During the meeting Wilson and town board members Walt Lane and Donald Vandeusen voted in favor of the contract extension. Town Board member Tim Rizzo is out on medical leave.

After the meeting, Wilson said Town of Johnstown taxpayers collectively paid $791,854 for fire service protection for 2021, between the five different fire company territories, counting Berkshire’s Fire District No. 1, which sets its own rate.

These are the 2021 numbers for the five fire companies:

• Berkshire — $306,500, tax rate of $2.57 per $1,000 of assessed value.

• Sammonsville — $98,000, tax rate of $2.53 per $1,000 of assessed value.

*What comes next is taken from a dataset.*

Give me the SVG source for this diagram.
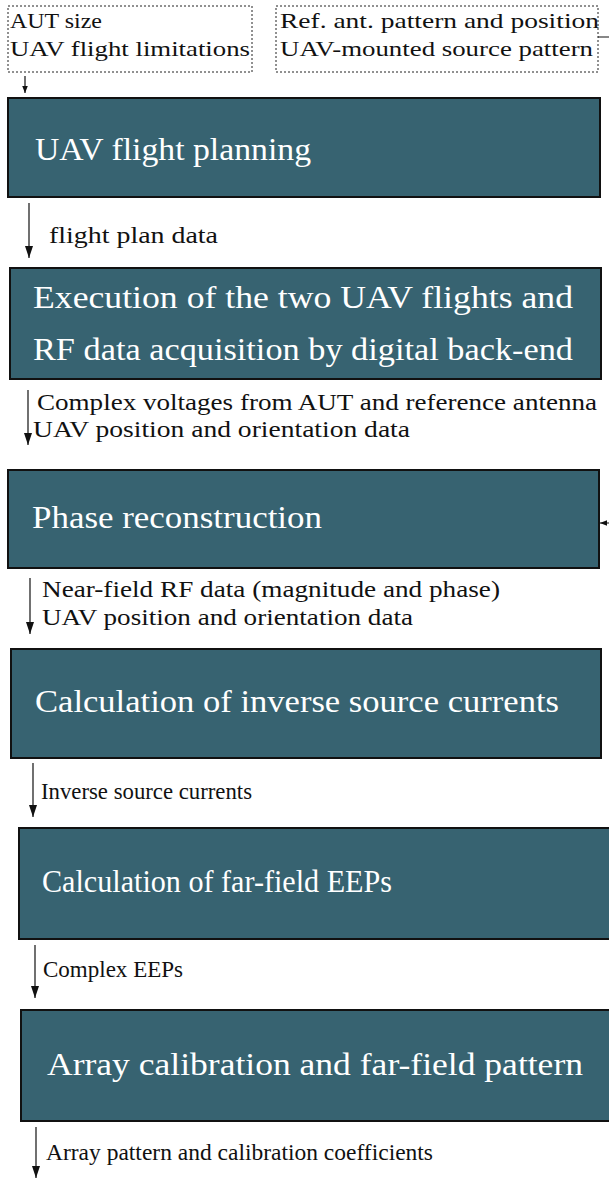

• Meco — $166,929, tax rate of $2.27 per $1,000 of assessed value.

• Pleasant Square — $124,925, tax rate of $1.92 per $1,000 of assessed value.

• Sir William Johnson — $95,500, tax rate of $1.91 per per $1,000 of assessed value.

Wilson said, not counting labor which is all volunteer for the town’s fire companies, he believes the people of the town of Johnstown pay more money for equipment and facilities than the city of Johnstown, Gloversville, the city of Amsterdam or “probably a lot of the city of Schenectady actually pays.” He said the volunteers do a great job, and he himself was one of them for years, but although the idea of consolidating the companies is probably dead for now, and won’t likely be brought back up during his tenure as supervisor, he still believes that one day the town will have to face the issue to curb costs.

“I think there are a lot of ways that we could save money, if we had a townwide fire company,” Wilson said. “I think we could easily save a considerable amount of money. Is it a totally dead deal? No. At some point in the future this will have to be addressed.”